Beneath this line are entries. Copy the range from the line with "Recreate this image" to the line with "Give me the HTML source for this page.", ends included, exactly; leave pictures out.

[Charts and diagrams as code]
——————————

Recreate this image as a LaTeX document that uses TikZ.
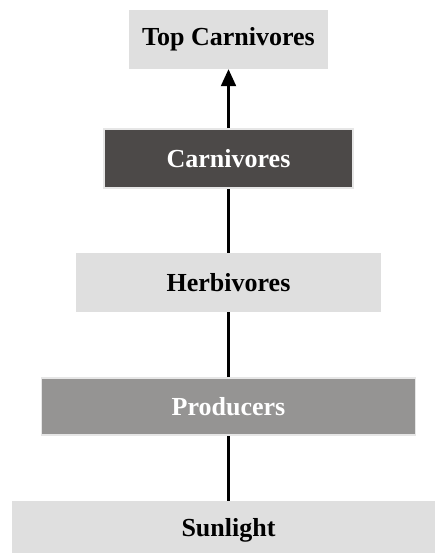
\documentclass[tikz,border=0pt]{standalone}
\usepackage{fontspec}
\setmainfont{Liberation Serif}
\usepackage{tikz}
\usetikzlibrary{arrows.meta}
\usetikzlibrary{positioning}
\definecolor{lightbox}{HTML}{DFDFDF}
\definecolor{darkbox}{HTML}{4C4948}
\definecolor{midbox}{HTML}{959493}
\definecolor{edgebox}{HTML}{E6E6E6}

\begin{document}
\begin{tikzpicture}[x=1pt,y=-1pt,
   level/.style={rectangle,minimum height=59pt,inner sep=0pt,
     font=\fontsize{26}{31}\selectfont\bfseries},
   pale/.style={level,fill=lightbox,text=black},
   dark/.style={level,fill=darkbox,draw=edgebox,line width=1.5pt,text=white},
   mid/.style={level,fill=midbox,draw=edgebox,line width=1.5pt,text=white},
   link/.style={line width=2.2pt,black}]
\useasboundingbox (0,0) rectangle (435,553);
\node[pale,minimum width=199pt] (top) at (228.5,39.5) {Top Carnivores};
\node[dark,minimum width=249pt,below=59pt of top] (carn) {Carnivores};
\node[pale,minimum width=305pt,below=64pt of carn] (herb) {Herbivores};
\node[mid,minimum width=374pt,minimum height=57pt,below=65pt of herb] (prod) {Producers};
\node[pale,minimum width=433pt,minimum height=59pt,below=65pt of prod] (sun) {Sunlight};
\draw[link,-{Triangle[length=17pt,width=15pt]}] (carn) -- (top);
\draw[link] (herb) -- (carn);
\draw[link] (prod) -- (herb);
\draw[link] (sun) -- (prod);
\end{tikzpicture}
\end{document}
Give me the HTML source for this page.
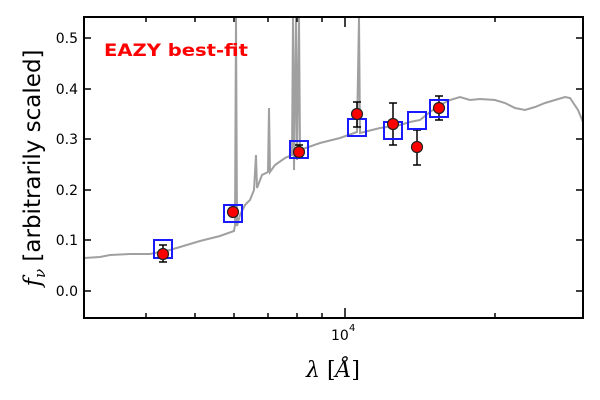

——————————

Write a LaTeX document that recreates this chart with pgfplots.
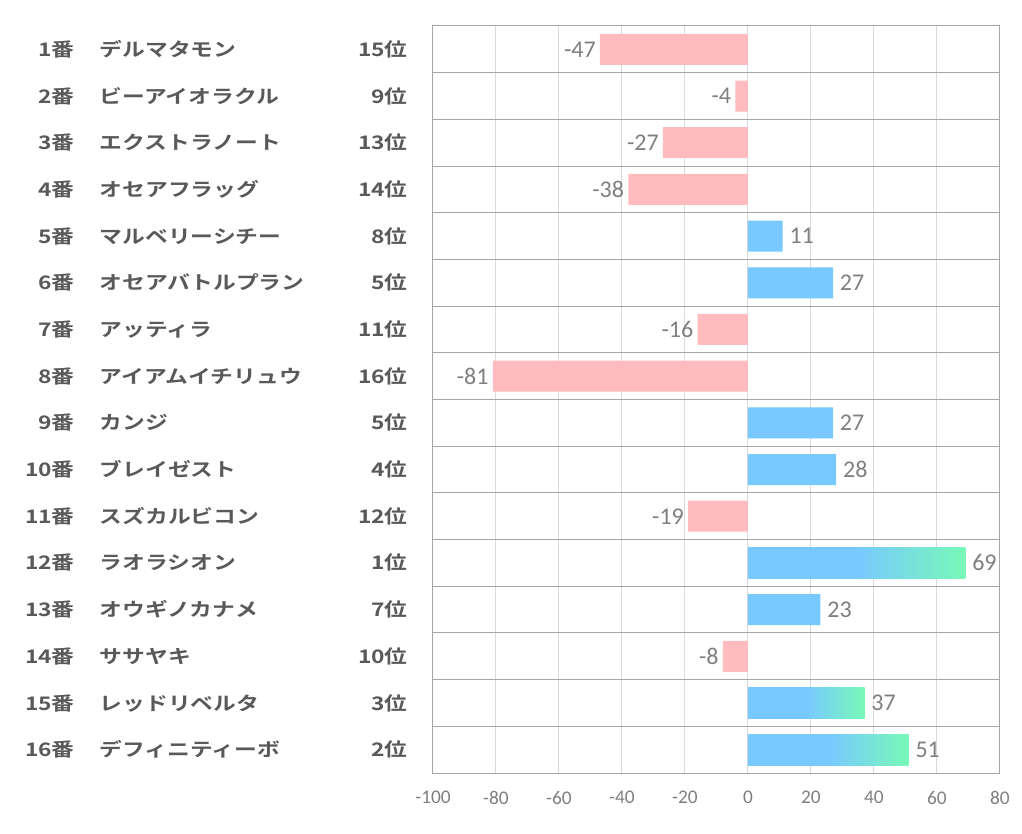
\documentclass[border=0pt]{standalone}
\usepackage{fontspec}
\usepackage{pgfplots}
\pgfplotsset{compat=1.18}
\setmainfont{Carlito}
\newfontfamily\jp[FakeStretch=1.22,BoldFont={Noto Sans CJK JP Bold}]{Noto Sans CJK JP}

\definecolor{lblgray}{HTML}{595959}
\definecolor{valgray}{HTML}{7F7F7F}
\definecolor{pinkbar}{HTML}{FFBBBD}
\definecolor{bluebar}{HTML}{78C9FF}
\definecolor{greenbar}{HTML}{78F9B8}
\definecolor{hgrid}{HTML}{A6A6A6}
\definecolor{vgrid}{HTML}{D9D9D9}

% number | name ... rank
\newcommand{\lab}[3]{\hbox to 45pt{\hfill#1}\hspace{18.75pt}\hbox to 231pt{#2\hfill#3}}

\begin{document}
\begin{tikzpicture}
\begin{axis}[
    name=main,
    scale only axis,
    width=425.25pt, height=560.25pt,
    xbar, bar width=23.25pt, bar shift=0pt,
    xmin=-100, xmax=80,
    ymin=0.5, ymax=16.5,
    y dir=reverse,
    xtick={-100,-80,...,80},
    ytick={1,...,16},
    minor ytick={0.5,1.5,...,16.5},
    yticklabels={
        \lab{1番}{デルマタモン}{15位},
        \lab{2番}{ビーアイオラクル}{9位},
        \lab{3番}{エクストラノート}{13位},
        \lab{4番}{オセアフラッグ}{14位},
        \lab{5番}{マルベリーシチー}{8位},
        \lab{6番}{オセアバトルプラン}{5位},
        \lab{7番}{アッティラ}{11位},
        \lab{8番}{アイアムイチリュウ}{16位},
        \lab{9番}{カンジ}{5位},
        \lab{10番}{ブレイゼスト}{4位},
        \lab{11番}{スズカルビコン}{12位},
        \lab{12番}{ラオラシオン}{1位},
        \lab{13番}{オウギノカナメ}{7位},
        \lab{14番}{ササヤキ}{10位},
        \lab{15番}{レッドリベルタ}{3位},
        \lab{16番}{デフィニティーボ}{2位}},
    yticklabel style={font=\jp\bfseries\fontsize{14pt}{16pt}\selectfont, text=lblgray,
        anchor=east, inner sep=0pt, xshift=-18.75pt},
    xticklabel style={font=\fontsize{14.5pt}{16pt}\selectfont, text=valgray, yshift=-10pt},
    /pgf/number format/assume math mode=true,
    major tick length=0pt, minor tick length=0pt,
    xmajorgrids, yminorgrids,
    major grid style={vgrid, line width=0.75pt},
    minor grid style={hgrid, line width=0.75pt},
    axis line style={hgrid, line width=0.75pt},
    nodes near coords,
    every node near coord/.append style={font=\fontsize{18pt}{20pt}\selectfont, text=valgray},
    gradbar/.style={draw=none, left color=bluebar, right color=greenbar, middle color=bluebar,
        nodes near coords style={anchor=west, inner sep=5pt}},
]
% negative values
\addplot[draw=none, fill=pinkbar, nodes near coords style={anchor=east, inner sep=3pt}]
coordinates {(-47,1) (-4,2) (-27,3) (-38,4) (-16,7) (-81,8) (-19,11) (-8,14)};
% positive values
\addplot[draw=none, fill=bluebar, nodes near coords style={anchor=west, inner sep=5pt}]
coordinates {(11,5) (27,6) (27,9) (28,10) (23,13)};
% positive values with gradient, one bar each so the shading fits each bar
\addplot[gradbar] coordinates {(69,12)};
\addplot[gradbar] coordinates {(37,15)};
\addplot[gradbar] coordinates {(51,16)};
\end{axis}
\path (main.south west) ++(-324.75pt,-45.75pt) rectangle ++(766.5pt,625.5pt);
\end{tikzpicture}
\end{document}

——————————

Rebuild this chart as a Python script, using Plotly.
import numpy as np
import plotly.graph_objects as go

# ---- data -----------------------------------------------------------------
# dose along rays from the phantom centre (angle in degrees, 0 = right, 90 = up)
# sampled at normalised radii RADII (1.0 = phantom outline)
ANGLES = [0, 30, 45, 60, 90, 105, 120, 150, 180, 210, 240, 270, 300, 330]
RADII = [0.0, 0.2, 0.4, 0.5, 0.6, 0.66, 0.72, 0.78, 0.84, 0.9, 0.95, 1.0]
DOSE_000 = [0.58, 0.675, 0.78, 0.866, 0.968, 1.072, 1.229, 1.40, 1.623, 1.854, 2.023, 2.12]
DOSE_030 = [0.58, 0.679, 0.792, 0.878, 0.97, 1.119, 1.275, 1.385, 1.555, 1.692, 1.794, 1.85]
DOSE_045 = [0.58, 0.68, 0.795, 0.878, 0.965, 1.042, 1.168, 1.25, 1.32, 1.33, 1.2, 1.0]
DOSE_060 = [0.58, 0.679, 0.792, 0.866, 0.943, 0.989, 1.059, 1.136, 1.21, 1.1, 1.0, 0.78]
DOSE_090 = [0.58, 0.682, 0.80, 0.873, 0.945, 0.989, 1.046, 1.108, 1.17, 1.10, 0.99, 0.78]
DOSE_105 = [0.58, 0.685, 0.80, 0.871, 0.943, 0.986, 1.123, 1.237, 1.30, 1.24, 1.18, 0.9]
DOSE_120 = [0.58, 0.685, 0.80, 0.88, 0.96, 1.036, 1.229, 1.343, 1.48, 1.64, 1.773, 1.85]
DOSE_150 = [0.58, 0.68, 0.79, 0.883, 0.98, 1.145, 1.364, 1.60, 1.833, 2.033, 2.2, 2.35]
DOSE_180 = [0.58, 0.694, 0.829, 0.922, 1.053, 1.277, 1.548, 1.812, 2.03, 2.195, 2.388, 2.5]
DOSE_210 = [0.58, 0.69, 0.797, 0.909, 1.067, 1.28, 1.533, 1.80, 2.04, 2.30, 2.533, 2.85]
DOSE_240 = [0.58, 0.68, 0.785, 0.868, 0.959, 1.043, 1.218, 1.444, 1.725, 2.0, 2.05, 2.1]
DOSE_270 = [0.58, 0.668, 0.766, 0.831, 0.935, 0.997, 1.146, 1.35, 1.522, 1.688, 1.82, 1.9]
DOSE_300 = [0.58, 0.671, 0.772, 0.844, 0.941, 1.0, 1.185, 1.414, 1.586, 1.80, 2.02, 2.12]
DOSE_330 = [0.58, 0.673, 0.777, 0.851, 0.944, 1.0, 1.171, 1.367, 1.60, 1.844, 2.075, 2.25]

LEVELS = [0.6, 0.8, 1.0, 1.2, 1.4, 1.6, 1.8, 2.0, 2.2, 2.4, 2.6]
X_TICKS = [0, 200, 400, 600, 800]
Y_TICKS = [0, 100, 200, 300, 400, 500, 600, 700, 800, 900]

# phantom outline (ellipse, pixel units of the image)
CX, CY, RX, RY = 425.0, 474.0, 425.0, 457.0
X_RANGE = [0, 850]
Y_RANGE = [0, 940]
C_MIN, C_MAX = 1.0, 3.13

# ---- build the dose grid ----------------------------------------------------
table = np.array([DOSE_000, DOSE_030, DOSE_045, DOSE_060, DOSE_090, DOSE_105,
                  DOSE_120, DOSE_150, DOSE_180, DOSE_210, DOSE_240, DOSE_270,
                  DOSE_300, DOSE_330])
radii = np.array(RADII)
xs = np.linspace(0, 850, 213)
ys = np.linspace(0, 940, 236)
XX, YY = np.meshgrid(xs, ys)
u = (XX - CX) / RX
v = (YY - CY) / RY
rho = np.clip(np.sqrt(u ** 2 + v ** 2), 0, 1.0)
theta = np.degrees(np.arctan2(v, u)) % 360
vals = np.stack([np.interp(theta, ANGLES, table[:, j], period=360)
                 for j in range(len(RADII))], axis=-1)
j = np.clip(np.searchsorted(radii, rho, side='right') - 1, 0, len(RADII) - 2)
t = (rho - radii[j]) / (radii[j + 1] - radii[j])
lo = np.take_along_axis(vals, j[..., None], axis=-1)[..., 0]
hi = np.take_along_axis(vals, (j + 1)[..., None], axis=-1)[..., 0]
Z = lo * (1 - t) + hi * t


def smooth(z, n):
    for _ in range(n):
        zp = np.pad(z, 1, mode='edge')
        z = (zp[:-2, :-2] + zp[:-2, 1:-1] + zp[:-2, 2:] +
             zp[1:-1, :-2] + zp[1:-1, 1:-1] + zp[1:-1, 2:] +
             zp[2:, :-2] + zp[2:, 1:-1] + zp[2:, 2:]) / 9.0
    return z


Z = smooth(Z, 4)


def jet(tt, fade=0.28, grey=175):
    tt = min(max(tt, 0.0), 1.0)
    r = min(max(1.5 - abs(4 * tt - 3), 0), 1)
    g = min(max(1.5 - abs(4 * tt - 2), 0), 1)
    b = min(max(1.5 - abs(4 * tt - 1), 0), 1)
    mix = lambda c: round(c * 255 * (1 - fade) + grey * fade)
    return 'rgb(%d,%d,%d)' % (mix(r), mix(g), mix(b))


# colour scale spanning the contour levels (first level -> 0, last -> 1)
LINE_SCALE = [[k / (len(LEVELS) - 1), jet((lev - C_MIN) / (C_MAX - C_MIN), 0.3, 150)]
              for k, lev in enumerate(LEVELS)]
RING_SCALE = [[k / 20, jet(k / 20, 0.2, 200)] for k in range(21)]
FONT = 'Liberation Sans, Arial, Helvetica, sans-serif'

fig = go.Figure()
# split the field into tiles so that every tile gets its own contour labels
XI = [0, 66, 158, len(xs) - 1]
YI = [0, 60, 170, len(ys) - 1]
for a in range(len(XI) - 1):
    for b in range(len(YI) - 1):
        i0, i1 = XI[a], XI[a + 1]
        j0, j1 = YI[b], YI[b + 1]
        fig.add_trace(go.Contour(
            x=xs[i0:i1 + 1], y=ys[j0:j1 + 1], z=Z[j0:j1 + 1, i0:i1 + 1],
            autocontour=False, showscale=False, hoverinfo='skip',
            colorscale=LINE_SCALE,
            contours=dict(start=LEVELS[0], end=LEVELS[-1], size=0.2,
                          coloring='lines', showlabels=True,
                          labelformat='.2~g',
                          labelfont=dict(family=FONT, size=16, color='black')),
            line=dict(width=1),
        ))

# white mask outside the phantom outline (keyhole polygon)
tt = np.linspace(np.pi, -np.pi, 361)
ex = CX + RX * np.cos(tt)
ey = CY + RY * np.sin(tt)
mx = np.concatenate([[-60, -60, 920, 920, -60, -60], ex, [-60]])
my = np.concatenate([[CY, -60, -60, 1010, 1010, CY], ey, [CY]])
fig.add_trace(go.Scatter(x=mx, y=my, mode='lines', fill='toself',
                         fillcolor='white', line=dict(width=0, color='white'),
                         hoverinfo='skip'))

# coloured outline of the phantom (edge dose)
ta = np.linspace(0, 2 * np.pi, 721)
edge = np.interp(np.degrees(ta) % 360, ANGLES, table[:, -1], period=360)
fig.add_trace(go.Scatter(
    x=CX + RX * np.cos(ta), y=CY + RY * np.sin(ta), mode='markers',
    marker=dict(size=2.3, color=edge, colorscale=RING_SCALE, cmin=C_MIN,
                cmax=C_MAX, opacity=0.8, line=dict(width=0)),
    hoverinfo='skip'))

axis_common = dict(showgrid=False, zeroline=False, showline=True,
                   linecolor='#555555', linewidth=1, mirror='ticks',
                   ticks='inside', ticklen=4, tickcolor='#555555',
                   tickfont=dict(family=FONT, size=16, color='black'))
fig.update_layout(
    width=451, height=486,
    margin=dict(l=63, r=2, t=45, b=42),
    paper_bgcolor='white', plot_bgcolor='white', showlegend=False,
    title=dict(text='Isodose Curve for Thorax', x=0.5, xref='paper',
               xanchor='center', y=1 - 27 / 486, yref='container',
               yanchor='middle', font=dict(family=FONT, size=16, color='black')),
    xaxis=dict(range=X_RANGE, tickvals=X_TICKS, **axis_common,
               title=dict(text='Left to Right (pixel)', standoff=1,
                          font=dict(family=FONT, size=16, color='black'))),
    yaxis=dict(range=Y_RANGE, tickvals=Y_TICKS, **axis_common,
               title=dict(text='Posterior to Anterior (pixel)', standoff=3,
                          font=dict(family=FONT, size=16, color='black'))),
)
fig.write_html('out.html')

——————————

(Task output)
Recreate this image as a LaTeX document that uses TikZ.
\documentclass[tikz,border=0pt]{standalone}
\usepackage{fontspec}
\setmainfont{Liberation Serif}
\usepackage{tikz}
\usetikzlibrary{arrows.meta}
\usetikzlibrary{positioning}
\definecolor{lightbox}{HTML}{DFDFDF}
\definecolor{darkbox}{HTML}{4C4948}
\definecolor{midbox}{HTML}{959493}
\definecolor{edgebox}{HTML}{E6E6E6}

\begin{document}
\begin{tikzpicture}[x=1pt,y=-1pt,
   level/.style={rectangle,minimum height=59pt,inner sep=0pt,
     font=\fontsize{26}{31}\selectfont\bfseries},
   pale/.style={level,fill=lightbox,text=black},
   dark/.style={level,fill=darkbox,draw=edgebox,line width=1.5pt,text=white},
   mid/.style={level,fill=midbox,draw=edgebox,line width=1.5pt,text=white},
   link/.style={line width=2.2pt,black}]
\useasboundingbox (0,0) rectangle (435,553);
\node[pale,minimum width=199pt] (top) at (228.5,39.5) {Top Carnivores};
\node[dark,minimum width=249pt,below=59pt of top] (carn) {Carnivores};
\node[pale,minimum width=305pt,below=64pt of carn] (herb) {Herbivores};
\node[mid,minimum width=374pt,minimum height=57pt,below=65pt of herb] (prod) {Producers};
\node[pale,minimum width=433pt,minimum height=59pt,below=65pt of prod] (sun) {Sunlight};
\draw[link,-{Triangle[length=17pt,width=15pt]}] (carn) -- (top);
\draw[link] (herb) -- (carn);
\draw[link] (prod) -- (herb);
\draw[link] (sun) -- (prod);
\end{tikzpicture}
\end{document}
Give me the HTML source for this page.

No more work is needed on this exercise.